• TASK TO CARRY OUT
Make a verbatim copy of the entries below; pictures stay out.

• RECORD SET
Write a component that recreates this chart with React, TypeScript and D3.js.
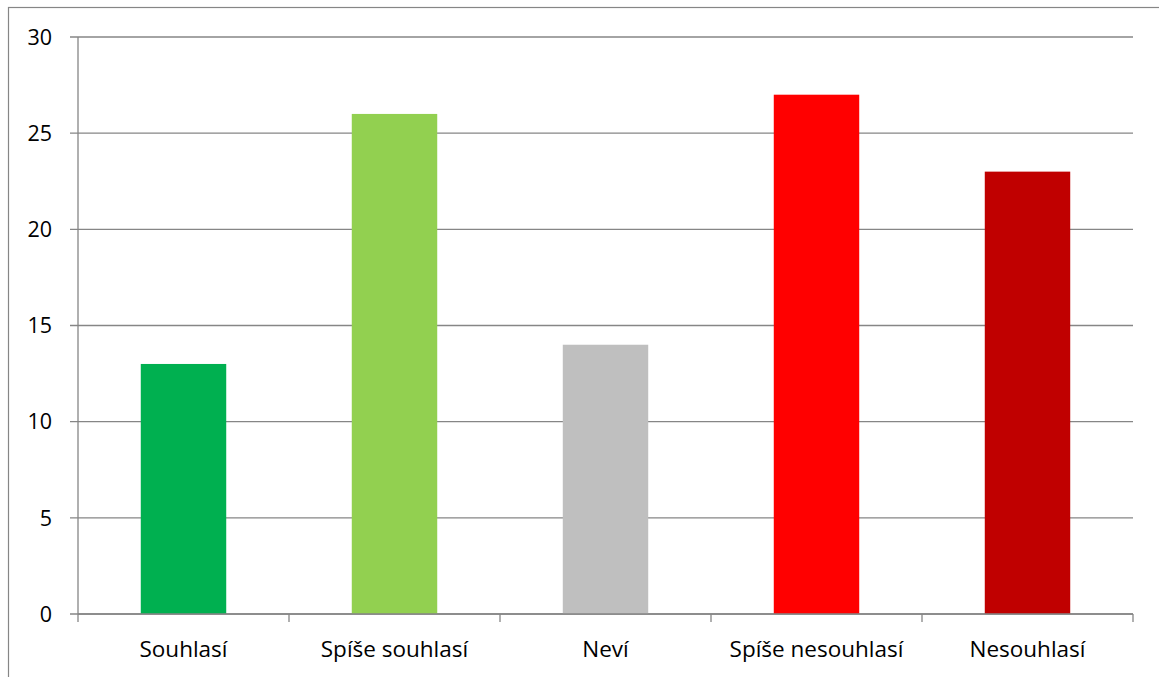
import React from "react";
import * as d3 from "d3";

const categories = ["Souhlasí", "Spíše souhlasí", "Neví", "Spíše nesouhlasí", "Nesouhlasí"];
const values = [13, 26, 14, 27, 23];
const colors = ["#00B050", "#92D050", "#BFBFBF", "#FF0000", "#C00000"];
const yTicks = [0, 5, 10, 15, 20, 25, 30];

export default function App() {
  const W = 1159, H = 677;
  const left = 78, right = 1133, top = 37, bottom = 614;
  const x = d3.scaleBand<string>().domain(categories).range([left, right]).paddingInner(0).paddingOuter(0);
  const y = d3.scaleLinear().domain([0, 30]).range([bottom, top]);
  const bw = x.bandwidth() * 0.405;
  const font = "'Open Sans', sans-serif";
  return (
    <svg width={W} height={H} style={{ position: "absolute", left: 0, top: 0 }}>
      <rect x={0} y={0} width={W} height={H} fill="#fff" />
      <rect x={8.5} y={7.5} width={W + 20} height={H + 20} fill="none" stroke="#868686" strokeWidth={1.2} />
      {yTicks.map((t) => (
        <g key={t}>
          <line x1={left - 8} x2={right} y1={y(t)} y2={y(t)} stroke="#868686" strokeWidth={1.3} />
          <text x={52} y={y(t)} dy="0.36em" textAnchor="end" fontFamily={font} fontSize={21.5} fill="#000">{t}</text>
        </g>
      ))}
      {categories.map((c, i) => (
        <rect key={c} x={x(c)! + (x.bandwidth() - bw) / 2} y={y(values[i])} width={bw} height={y(0) - y(values[i])} fill={colors[i]} />
      ))}
      <line x1={left} x2={left} y1={top} y2={bottom} stroke="#868686" strokeWidth={1.3} />
      <line x1={left} x2={right} y1={bottom} y2={bottom} stroke="#868686" strokeWidth={1.3} />
      {[...categories.map((c) => x(c)!), right].map((px, i) => (
        <line key={i} x1={px} x2={px} y1={bottom} y2={bottom + 8} stroke="#868686" strokeWidth={1.3} />
      ))}
      {categories.map((c) => (
        <text key={c} x={x(c)! + x.bandwidth() / 2} y={657} textAnchor="middle" fontFamily={font} fontSize={22.5} fill="#000">{c}</text>
      ))}
    </svg>
  );
}
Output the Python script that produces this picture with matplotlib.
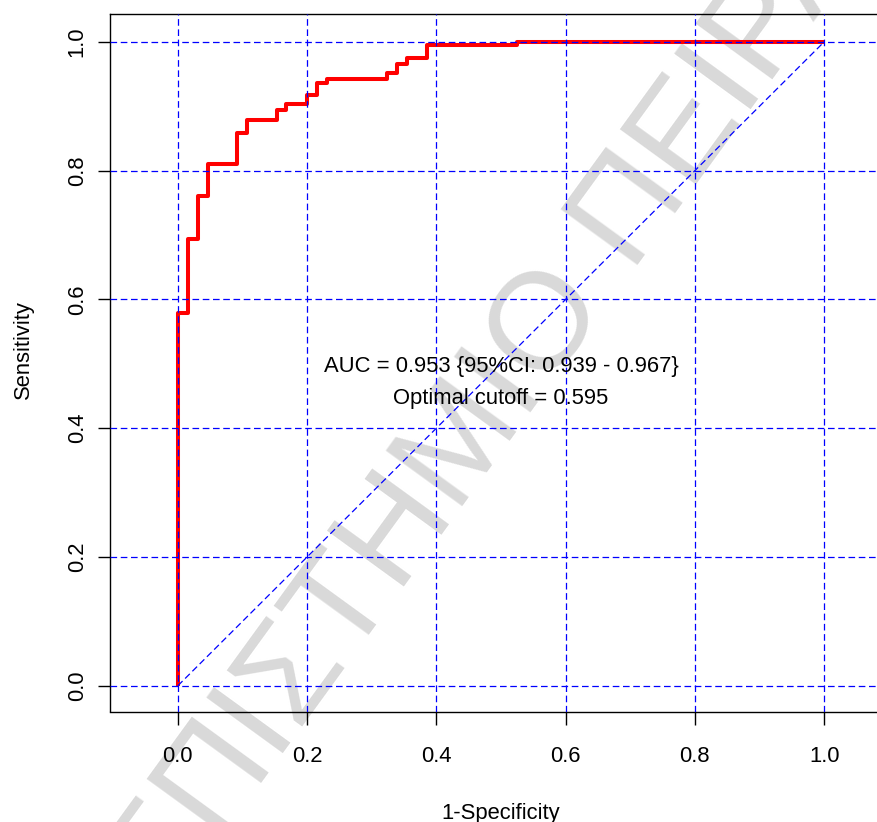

• IN RESPONSE
Write a component that recreates this chart with React, TypeScript and D3.js.
import React from "react";
import * as d3 from "d3";

const categories = ["Souhlasí", "Spíše souhlasí", "Neví", "Spíše nesouhlasí", "Nesouhlasí"];
const values = [13, 26, 14, 27, 23];
const colors = ["#00B050", "#92D050", "#BFBFBF", "#FF0000", "#C00000"];
const yTicks = [0, 5, 10, 15, 20, 25, 30];

export default function App() {
  const W = 1159, H = 677;
  const left = 78, right = 1133, top = 37, bottom = 614;
  const x = d3.scaleBand<string>().domain(categories).range([left, right]).paddingInner(0).paddingOuter(0);
  const y = d3.scaleLinear().domain([0, 30]).range([bottom, top]);
  const bw = x.bandwidth() * 0.405;
  const font = "'Open Sans', sans-serif";
  return (
    <svg width={W} height={H} style={{ position: "absolute", left: 0, top: 0 }}>
      <rect x={0} y={0} width={W} height={H} fill="#fff" />
      <rect x={8.5} y={7.5} width={W + 20} height={H + 20} fill="none" stroke="#868686" strokeWidth={1.2} />
      {yTicks.map((t) => (
        <g key={t}>
          <line x1={left - 8} x2={right} y1={y(t)} y2={y(t)} stroke="#868686" strokeWidth={1.3} />
          <text x={52} y={y(t)} dy="0.36em" textAnchor="end" fontFamily={font} fontSize={21.5} fill="#000">{t}</text>
        </g>
      ))}
      {categories.map((c, i) => (
        <rect key={c} x={x(c)! + (x.bandwidth() - bw) / 2} y={y(values[i])} width={bw} height={y(0) - y(values[i])} fill={colors[i]} />
      ))}
      <line x1={left} x2={left} y1={top} y2={bottom} stroke="#868686" strokeWidth={1.3} />
      <line x1={left} x2={right} y1={bottom} y2={bottom} stroke="#868686" strokeWidth={1.3} />
      {[...categories.map((c) => x(c)!), right].map((px, i) => (
        <line key={i} x1={px} x2={px} y1={bottom} y2={bottom + 8} stroke="#868686" strokeWidth={1.3} />
      ))}
      {categories.map((c) => (
        <text key={c} x={x(c)! + x.bandwidth() / 2} y={657} textAnchor="middle" fontFamily={font} fontSize={22.5} fill="#000">{c}</text>
      ))}
    </svg>
  );
}
Output the Python script that produces this picture with matplotlib.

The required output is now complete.